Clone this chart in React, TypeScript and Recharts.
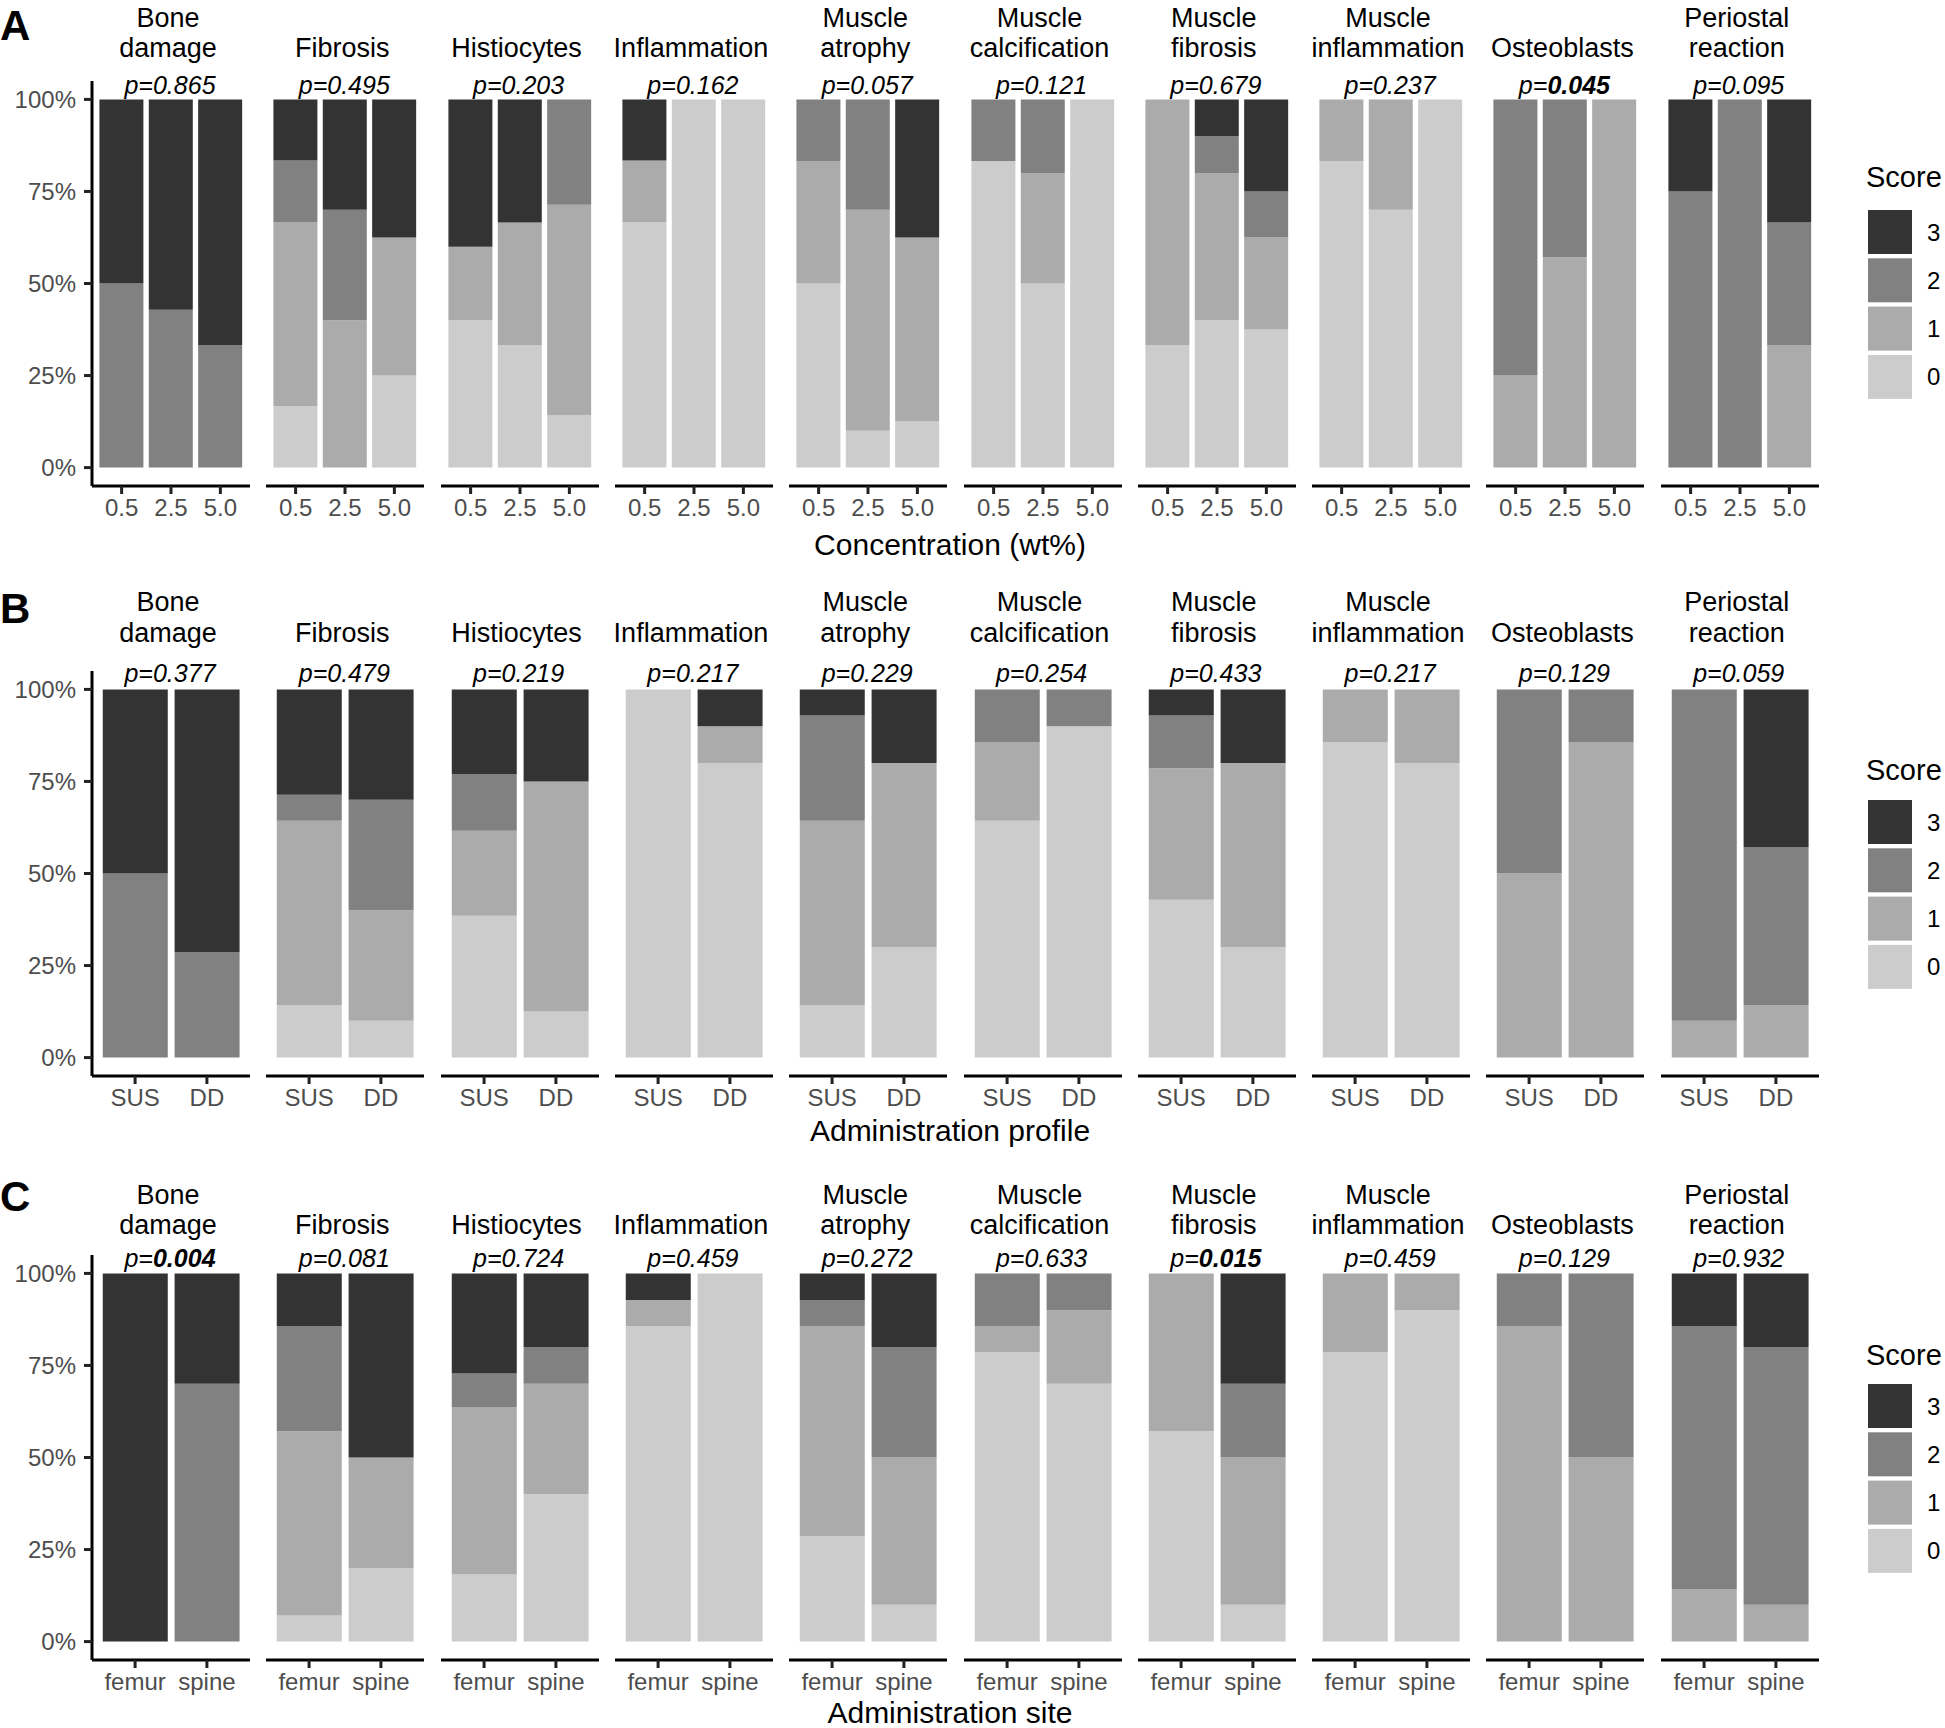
import React from 'react';
import { BarChart, Bar, XAxis, YAxis } from 'recharts';

// facets (same in every row)
const features = [
  'Bone damage', 'Fibrosis', 'Histiocytes', 'Inflammation', 'Muscle atrophy',
  'Muscle calcification', 'Muscle fibrosis', 'Muscle inflammation', 'Osteoblasts', 'Periostal reaction',
];

const concentrations = ['0.5', '2.5', '5.0'];
const profiles = ['SUS', 'DD'];
const sites = ['femur', 'spine'];

const scoreLevels = ['0', '1', '2', '3'];
const scoreColors = ['#CCCCCC', '#ABABAB', '#818181', '#333333'];

// % of samples with score 0,1,2,3 — per feature, per group
const concentrationScores = [
  [[0, 0, 50, 50], [0, 0, 42.9, 57.1], [0, 0, 33.3, 66.7]],
  [[16.7, 50, 16.7, 16.6], [0, 40, 30, 30], [25, 37.5, 0, 37.5]],
  [[40, 20, 0, 40], [33.3, 33.3, 0, 33.4], [14.3, 57.1, 28.6, 0]],
  [[66.7, 16.7, 0, 16.6], [100, 0, 0, 0], [100, 0, 0, 0]],
  [[50, 33.3, 16.7, 0], [10, 60, 30, 0], [12.5, 50, 0, 37.5]],
  [[83.3, 0, 16.7, 0], [50, 30, 20, 0], [100, 0, 0, 0]],
  [[33.3, 66.7, 0, 0], [40, 40, 10, 10], [37.5, 25, 12.5, 25]],
  [[83.3, 16.7, 0, 0], [70, 30, 0, 0], [100, 0, 0, 0]],
  [[0, 25, 75, 0], [0, 57.1, 42.9, 0], [0, 100, 0, 0]],
  [[0, 0, 75, 25], [0, 0, 100, 0], [0, 33.3, 33.3, 33.4]],
];

const profileScores = [
  [[0, 0, 50, 50], [0, 0, 28.6, 71.4]],
  [[14.3, 50, 7.1, 28.6], [10, 30, 30, 30]],
  [[38.5, 23.1, 15.4, 23.0], [12.5, 62.5, 0, 25]],
  [[100, 0, 0, 0], [80, 10, 0, 10]],
  [[14.3, 50, 28.6, 7.1], [30, 50, 0, 20]],
  [[64.3, 21.4, 14.3, 0], [90, 0, 10, 0]],
  [[42.9, 35.7, 14.3, 7.1], [30, 50, 0, 20]],
  [[85.7, 14.3, 0, 0], [80, 20, 0, 0]],
  [[0, 50, 50, 0], [0, 85.7, 14.3, 0]],
  [[0, 10, 90, 0], [0, 14.3, 42.9, 42.8]],
];

const siteScores = [
  [[0, 0, 0, 100], [0, 0, 70, 30]],
  [[7.1, 50, 28.6, 14.3], [20, 30, 0, 50]],
  [[18.2, 45.5, 9.1, 27.2], [40, 30, 10, 20]],
  [[85.7, 7.1, 0, 7.2], [100, 0, 0, 0]],
  [[28.6, 57.1, 7.1, 7.2], [10, 40, 30, 20]],
  [[78.6, 7.1, 14.3, 0], [70, 20, 10, 0]],
  [[57.1, 42.9, 0, 0], [10, 40, 20, 30]],
  [[78.6, 21.4, 0, 0], [90, 10, 0, 0]],
  [[0, 85.7, 14.3, 0], [0, 50, 50, 0]],
  [[0, 14.3, 71.4, 14.3], [0, 10, 70, 20]],
];

const pConcentration = ['0.865', '0.495', '0.203', '0.162', '0.057', '0.121', '0.679', '0.237', '0.045', '0.095'];
const pProfile = ['0.377', '0.479', '0.219', '0.217', '0.229', '0.254', '0.433', '0.217', '0.129', '0.059'];
const pSite = ['0.004', '0.081', '0.724', '0.459', '0.272', '0.633', '0.015', '0.459', '0.129', '0.932'];

const yTicks = [0, 25, 50, 75, 100];

// layout (px)
const FONT = '"Liberation Sans", Arial, Helvetica, sans-serif';
const PANEL_X0 = 92;
const PANEL_PITCH = 174.3;
const PANEL_W = 158;
const PANEL_H = 405;
const Y_AXIS_W = 92;
const X_AXIS_H = 60;

const rows = [
  {
    letter: 'A', groups: concentrations, scores: concentrationScores, pValues: pConcentration,
    axisTitle: 'Concentration (wt%)', panelTop: 81, titleBase: [27, 57], pBase: 93.5,
    letterBase: 40, axisTitleBase: 555, legendTitleBase: 187, legendTop: 210,
  },
  {
    letter: 'B', groups: profiles, scores: profileScores, pValues: pProfile,
    axisTitle: 'Administration profile', panelTop: 670.5, titleBase: [611, 642], pBase: 682,
    letterBase: 623, axisTitleBase: 1141, legendTitleBase: 780, legendTop: 800,
  },
  {
    letter: 'C', groups: sites, scores: siteScores, pValues: pSite,
    axisTitle: 'Administration site', panelTop: 1255, titleBase: [1204, 1234], pBase: 1267,
    letterBase: 1211, axisTitleBase: 1723, legendTitleBase: 1365, legendTop: 1384,
  },
];

const Facet = ({ groups, scores, showY, left, top }: {
  groups: string[]; scores: number[][]; showY: boolean; left: number; top: number;
}) => {
  const data = groups.map((g, i) => ({
    group: g, s0: scores[i][0], s1: scores[i][1], s2: scores[i][2], s3: scores[i][3],
  }));
  // ggplot-like discrete spacing: 0.6 units of expansion at each side, bars 0.9 wide
  const unit = PANEL_W / (groups.length + 0.2);
  const pad = unit * 0.1;
  const yW = showY ? Y_AXIS_W : 0;
  const rightGap = 3;

  return (
    <div style={{ position: 'absolute', left: left - yW, top }}>
      <BarChart
        width={PANEL_W + yW + rightGap}
        height={PANEL_H + X_AXIS_H}
        data={data}
        margin={{ top: 0, right: rightGap, bottom: 0, left: 0 }}
        barCategoryGap="5%"
      >
        <XAxis
          dataKey="group"
          height={X_AXIS_H}
          interval={0}
          padding={{ left: pad, right: pad }}
          tickSize={8}
          tickMargin={5}
          axisLine={{ stroke: '#000', strokeWidth: 3 }}
          tickLine={{ stroke: '#222', strokeWidth: 3 }}
          tick={{ fill: '#4D4D4D', fontSize: 24, fontFamily: FONT }}
        />
        <YAxis
          hide={!showY}
          width={yW}
          type="number"
          domain={[-5, 105]}
          allowDataOverflow
          ticks={yTicks}
          interval={0}
          tickFormatter={(v) => `${v}%`}
          tickSize={8}
          tickMargin={8}
          axisLine={{ stroke: '#000', strokeWidth: 3 }}
          tickLine={{ stroke: '#222', strokeWidth: 3 }}
          tick={{ fill: '#4D4D4D', fontSize: 24, fontFamily: FONT }}
        />
        {scoreLevels.map((lvl, j) => (
          <Bar key={lvl} dataKey={`s${lvl}`} stackId="score" fill={scoreColors[j]} isAnimationActive={false} />
        ))}
      </BarChart>
    </div>
  );
};

const Overlay = () => (
  <svg
    width={1945}
    height={1728}
    style={{ position: 'absolute', left: 0, top: 0, pointerEvents: 'none' }}
    fontFamily={FONT}
  >
    {rows.map((row) => (
      <g key={row.letter}>
        <text x={0} y={row.letterBase} fontSize={42} fontWeight="bold" fill="#000">{row.letter}</text>
        {features.map((f, i) => {
          const cx = PANEL_X0 + i * PANEL_PITCH + PANEL_W / 2;
          const lines = f.split(' ');
          const bases = lines.length === 2 ? row.titleBase : [row.titleBase[1]];
          const p = row.pValues[i];
          const sig = parseFloat(p) < 0.05;
          return (
            <g key={f}>
              {lines.map((ln, k) => (
                <text key={k} x={cx - 3} y={bases[k]} fontSize={27} textAnchor="middle" fill="#000">{ln}</text>
              ))}
              <text x={cx - 1} y={row.pBase} fontSize={25} fontStyle="italic" textAnchor="middle" fill="#000">
                <tspan>p=</tspan>
                <tspan fontWeight={sig ? 'bold' : 'normal'}>{p}</tspan>
              </text>
            </g>
          );
        })}
        <text x={950} y={row.axisTitleBase} fontSize={30} textAnchor="middle" fill="#000">{row.axisTitle}</text>
        <text x={1866} y={row.legendTitleBase} fontSize={29} fill="#000">Score</text>
        {[...scoreLevels].reverse().map((lvl, k) => {
          const y = row.legendTop + k * 48.3;
          return (
            <g key={lvl}>
              <rect x={1868} y={y} width={44} height={44} fill={scoreColors[3 - k]} />
              <text x={1927} y={y + 30.5} fontSize={24} fill="#000">{lvl}</text>
            </g>
          );
        })}
      </g>
    ))}
  </svg>
);

export default function App() {
  return (
    <div style={{ position: 'absolute', left: 0, top: 0, width: 1945, height: 1728, background: '#fff', fontFamily: FONT, overflow: 'hidden' }}>
      {rows.map((row) =>
        features.map((f, i) => (
          <Facet
            key={`${row.letter}-${f}`}
            groups={row.groups}
            scores={row.scores[i]}
            showY={i === 0}
            left={PANEL_X0 + i * PANEL_PITCH}
            top={row.panelTop}
          />
        ))
      )}
      <Overlay />
    </div>
  );
}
------------------------------------------------------------------------
Exactly as they appear, print the lines of the listing above from its first line through the line that contains "Bar, XAxis, YAxis", minus the pictures.

Clone this chart in React, TypeScript and Recharts.
import React from 'react';
import { BarChart, Bar, XAxis, YAxis } from 'recharts';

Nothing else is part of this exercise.